To do: Note each line of the listing that contains the string "this", and copy it.

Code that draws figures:
#####

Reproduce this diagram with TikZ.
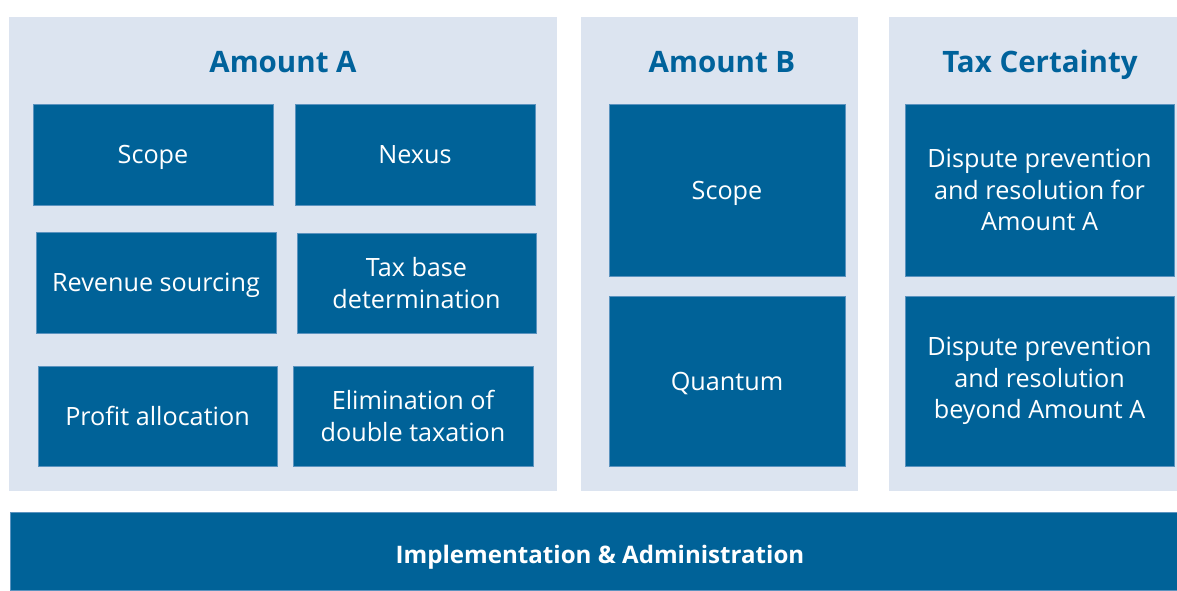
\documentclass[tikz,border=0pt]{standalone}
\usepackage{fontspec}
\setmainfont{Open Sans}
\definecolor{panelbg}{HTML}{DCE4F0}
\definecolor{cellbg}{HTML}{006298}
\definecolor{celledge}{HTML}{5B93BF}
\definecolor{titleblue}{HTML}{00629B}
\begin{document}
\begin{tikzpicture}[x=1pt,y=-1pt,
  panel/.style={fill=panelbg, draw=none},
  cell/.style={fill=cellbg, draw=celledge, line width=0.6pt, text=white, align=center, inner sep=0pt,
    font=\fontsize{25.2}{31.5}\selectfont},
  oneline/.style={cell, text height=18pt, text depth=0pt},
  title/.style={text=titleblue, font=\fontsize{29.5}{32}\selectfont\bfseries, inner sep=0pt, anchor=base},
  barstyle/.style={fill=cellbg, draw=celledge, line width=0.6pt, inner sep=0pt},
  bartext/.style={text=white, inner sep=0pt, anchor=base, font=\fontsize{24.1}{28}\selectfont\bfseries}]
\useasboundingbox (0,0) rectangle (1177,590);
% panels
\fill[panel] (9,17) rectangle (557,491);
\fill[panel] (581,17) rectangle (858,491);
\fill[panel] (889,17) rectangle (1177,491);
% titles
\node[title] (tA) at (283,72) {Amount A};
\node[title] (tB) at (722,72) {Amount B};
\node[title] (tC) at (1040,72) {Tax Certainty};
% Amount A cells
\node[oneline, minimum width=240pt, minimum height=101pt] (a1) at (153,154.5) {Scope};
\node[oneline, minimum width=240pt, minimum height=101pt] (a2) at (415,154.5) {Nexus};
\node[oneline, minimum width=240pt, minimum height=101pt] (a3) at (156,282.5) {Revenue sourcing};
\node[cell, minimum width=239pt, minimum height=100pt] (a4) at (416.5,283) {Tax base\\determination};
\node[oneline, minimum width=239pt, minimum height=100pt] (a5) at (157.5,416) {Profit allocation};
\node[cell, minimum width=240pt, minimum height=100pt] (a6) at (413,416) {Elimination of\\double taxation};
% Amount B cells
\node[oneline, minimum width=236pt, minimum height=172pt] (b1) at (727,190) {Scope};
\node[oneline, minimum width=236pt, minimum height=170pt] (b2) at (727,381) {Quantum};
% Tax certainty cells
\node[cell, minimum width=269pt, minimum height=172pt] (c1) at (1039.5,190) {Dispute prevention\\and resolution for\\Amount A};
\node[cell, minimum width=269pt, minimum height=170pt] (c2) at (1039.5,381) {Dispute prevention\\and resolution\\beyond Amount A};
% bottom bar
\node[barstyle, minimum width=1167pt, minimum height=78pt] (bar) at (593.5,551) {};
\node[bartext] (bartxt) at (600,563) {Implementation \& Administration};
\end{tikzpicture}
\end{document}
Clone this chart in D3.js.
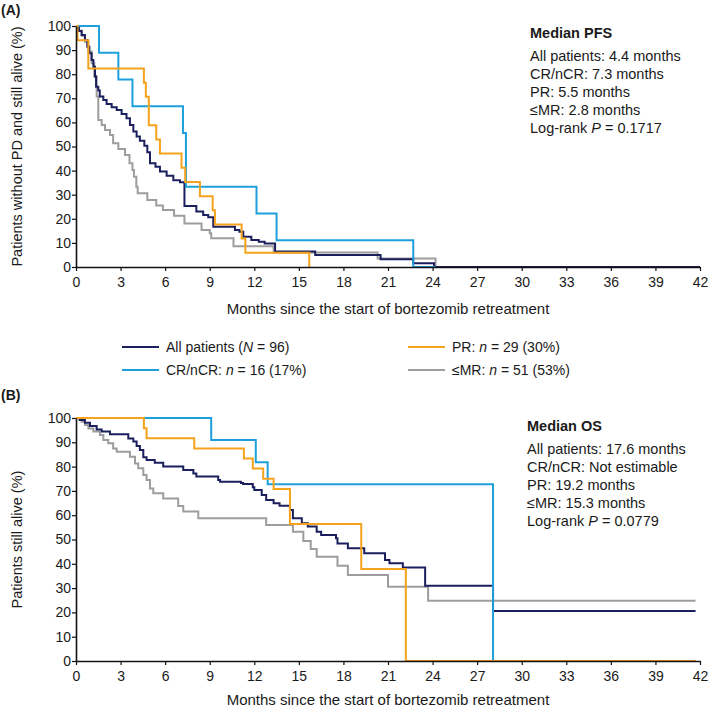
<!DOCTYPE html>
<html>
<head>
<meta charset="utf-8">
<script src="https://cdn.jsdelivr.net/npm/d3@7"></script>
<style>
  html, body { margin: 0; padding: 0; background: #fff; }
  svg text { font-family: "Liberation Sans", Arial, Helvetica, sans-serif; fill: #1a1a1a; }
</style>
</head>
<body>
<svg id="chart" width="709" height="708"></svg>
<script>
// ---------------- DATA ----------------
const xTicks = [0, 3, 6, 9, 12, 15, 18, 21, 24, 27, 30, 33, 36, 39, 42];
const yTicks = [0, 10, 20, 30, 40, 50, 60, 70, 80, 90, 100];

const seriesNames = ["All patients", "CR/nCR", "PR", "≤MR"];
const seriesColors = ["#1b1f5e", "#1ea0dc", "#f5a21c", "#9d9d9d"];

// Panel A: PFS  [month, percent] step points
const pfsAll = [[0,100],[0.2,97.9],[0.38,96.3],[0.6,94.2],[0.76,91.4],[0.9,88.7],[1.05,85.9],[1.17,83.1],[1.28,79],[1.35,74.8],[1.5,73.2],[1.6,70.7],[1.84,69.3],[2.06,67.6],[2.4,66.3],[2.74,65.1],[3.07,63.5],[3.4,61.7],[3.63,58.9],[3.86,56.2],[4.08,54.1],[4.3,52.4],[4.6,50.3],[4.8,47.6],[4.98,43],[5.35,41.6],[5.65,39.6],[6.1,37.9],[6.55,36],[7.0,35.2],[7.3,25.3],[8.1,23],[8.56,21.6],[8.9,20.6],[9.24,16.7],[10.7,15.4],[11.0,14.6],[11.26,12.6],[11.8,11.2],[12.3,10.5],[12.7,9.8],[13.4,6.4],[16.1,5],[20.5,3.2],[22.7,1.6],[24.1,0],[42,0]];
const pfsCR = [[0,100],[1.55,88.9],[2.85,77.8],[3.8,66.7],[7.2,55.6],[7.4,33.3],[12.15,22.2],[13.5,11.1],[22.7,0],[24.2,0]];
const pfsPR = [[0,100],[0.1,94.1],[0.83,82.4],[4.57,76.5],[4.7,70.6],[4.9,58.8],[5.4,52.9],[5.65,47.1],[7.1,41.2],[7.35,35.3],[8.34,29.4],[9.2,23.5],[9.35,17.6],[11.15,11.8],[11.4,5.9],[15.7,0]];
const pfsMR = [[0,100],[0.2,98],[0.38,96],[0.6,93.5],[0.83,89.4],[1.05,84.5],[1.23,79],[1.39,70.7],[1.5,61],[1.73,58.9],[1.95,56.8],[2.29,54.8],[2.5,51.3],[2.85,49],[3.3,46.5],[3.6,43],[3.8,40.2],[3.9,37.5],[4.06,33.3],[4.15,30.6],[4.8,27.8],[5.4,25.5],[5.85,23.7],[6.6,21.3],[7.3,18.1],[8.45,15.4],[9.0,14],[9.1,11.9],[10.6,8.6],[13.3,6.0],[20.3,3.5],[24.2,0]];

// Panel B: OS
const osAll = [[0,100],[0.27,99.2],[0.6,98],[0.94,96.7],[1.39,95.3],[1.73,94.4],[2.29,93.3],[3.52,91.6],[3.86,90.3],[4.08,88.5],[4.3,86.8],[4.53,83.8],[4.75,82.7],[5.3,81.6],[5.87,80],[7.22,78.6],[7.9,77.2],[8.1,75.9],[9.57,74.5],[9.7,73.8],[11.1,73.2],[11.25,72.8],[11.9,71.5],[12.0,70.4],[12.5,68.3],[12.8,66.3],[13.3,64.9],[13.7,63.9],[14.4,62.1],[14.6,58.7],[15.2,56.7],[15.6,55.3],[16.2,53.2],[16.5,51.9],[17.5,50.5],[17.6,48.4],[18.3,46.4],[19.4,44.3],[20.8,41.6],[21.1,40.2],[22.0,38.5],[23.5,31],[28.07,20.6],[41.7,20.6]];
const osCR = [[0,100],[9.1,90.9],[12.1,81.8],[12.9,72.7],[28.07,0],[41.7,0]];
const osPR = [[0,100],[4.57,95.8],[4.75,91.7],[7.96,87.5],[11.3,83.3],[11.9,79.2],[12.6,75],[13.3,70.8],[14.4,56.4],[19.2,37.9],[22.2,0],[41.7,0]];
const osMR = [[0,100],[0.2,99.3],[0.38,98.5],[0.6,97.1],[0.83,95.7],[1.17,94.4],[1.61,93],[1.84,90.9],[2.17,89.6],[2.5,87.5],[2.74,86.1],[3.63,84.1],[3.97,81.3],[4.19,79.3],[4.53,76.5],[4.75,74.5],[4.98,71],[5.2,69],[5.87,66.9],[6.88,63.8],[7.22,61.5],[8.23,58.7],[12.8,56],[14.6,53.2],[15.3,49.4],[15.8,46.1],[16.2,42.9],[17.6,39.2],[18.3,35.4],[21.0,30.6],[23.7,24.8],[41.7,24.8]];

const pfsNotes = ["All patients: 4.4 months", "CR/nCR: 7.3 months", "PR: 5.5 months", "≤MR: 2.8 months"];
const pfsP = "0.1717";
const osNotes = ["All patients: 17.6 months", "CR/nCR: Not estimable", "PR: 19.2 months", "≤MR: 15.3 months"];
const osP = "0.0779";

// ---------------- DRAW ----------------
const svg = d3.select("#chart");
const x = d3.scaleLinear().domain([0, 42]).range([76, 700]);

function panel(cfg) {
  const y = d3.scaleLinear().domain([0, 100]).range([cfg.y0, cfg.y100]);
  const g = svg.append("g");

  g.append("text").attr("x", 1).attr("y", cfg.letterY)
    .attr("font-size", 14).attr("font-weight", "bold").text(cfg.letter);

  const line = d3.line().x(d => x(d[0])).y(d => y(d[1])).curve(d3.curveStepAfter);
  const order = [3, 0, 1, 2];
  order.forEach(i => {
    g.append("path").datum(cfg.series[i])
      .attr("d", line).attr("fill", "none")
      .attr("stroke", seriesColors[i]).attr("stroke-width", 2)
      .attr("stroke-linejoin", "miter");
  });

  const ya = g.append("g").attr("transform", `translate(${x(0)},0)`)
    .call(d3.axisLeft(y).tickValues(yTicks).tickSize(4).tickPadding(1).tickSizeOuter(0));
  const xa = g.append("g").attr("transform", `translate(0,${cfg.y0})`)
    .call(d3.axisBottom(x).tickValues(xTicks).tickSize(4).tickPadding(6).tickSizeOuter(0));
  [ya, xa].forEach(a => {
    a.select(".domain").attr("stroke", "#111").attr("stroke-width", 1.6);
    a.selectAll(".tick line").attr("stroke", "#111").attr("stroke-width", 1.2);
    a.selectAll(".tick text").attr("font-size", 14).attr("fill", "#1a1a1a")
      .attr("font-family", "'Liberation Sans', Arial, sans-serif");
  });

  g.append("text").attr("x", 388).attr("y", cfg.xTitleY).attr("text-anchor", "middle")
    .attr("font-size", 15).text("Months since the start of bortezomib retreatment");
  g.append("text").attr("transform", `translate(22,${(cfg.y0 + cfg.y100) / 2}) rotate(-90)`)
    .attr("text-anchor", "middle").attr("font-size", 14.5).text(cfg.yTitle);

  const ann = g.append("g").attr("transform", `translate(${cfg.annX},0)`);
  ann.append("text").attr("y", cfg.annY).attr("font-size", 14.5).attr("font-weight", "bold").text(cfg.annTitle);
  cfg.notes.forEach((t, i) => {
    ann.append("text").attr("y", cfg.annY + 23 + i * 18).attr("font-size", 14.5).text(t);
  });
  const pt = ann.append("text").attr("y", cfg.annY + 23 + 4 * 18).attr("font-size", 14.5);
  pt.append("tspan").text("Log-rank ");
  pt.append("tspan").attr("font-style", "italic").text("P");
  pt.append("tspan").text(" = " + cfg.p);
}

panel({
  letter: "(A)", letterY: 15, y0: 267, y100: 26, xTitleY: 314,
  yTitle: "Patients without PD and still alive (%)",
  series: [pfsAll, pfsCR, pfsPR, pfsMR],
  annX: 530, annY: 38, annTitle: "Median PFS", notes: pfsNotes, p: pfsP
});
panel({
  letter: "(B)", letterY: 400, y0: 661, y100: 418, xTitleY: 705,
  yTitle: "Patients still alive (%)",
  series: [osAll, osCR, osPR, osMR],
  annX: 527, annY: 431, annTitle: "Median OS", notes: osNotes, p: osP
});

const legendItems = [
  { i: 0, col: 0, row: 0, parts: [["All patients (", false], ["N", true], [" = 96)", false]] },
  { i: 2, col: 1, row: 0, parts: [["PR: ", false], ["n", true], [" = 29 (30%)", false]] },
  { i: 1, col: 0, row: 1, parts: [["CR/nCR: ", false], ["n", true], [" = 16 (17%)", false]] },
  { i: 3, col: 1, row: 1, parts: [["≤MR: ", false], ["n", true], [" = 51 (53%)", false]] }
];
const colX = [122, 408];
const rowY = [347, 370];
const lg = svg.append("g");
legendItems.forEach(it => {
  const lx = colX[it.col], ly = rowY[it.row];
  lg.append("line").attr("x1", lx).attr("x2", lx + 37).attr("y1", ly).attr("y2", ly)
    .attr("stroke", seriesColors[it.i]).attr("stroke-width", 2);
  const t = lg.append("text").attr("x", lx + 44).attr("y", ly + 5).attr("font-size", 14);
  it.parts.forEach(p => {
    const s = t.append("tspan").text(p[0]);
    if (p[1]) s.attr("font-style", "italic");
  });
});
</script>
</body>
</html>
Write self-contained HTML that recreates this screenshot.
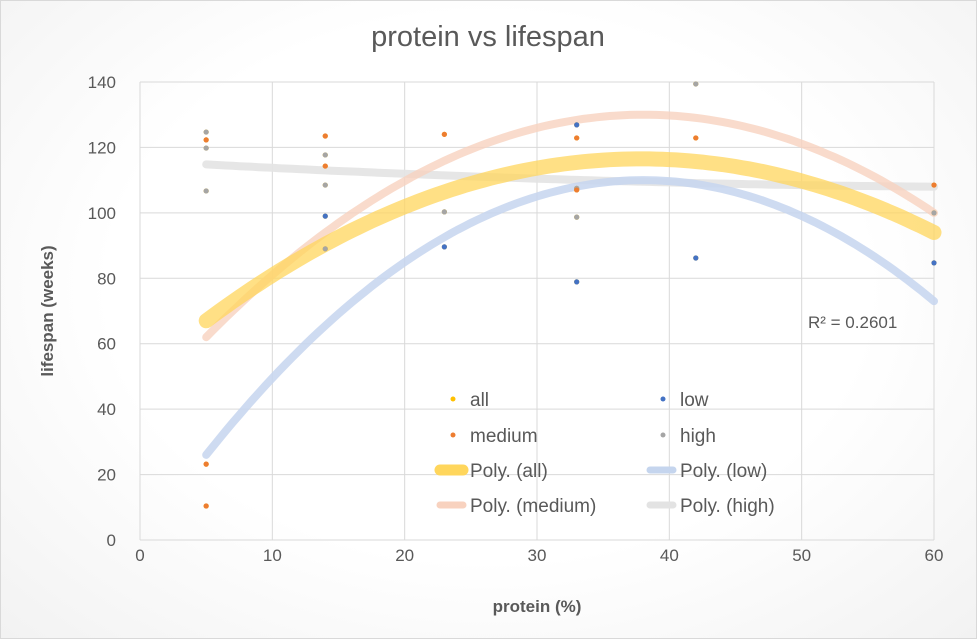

#####

Task answer:
Reproduce this diagram with TikZ.
Clone this chart in D3.js.
Write self-contained HTML that recreates this screenshot.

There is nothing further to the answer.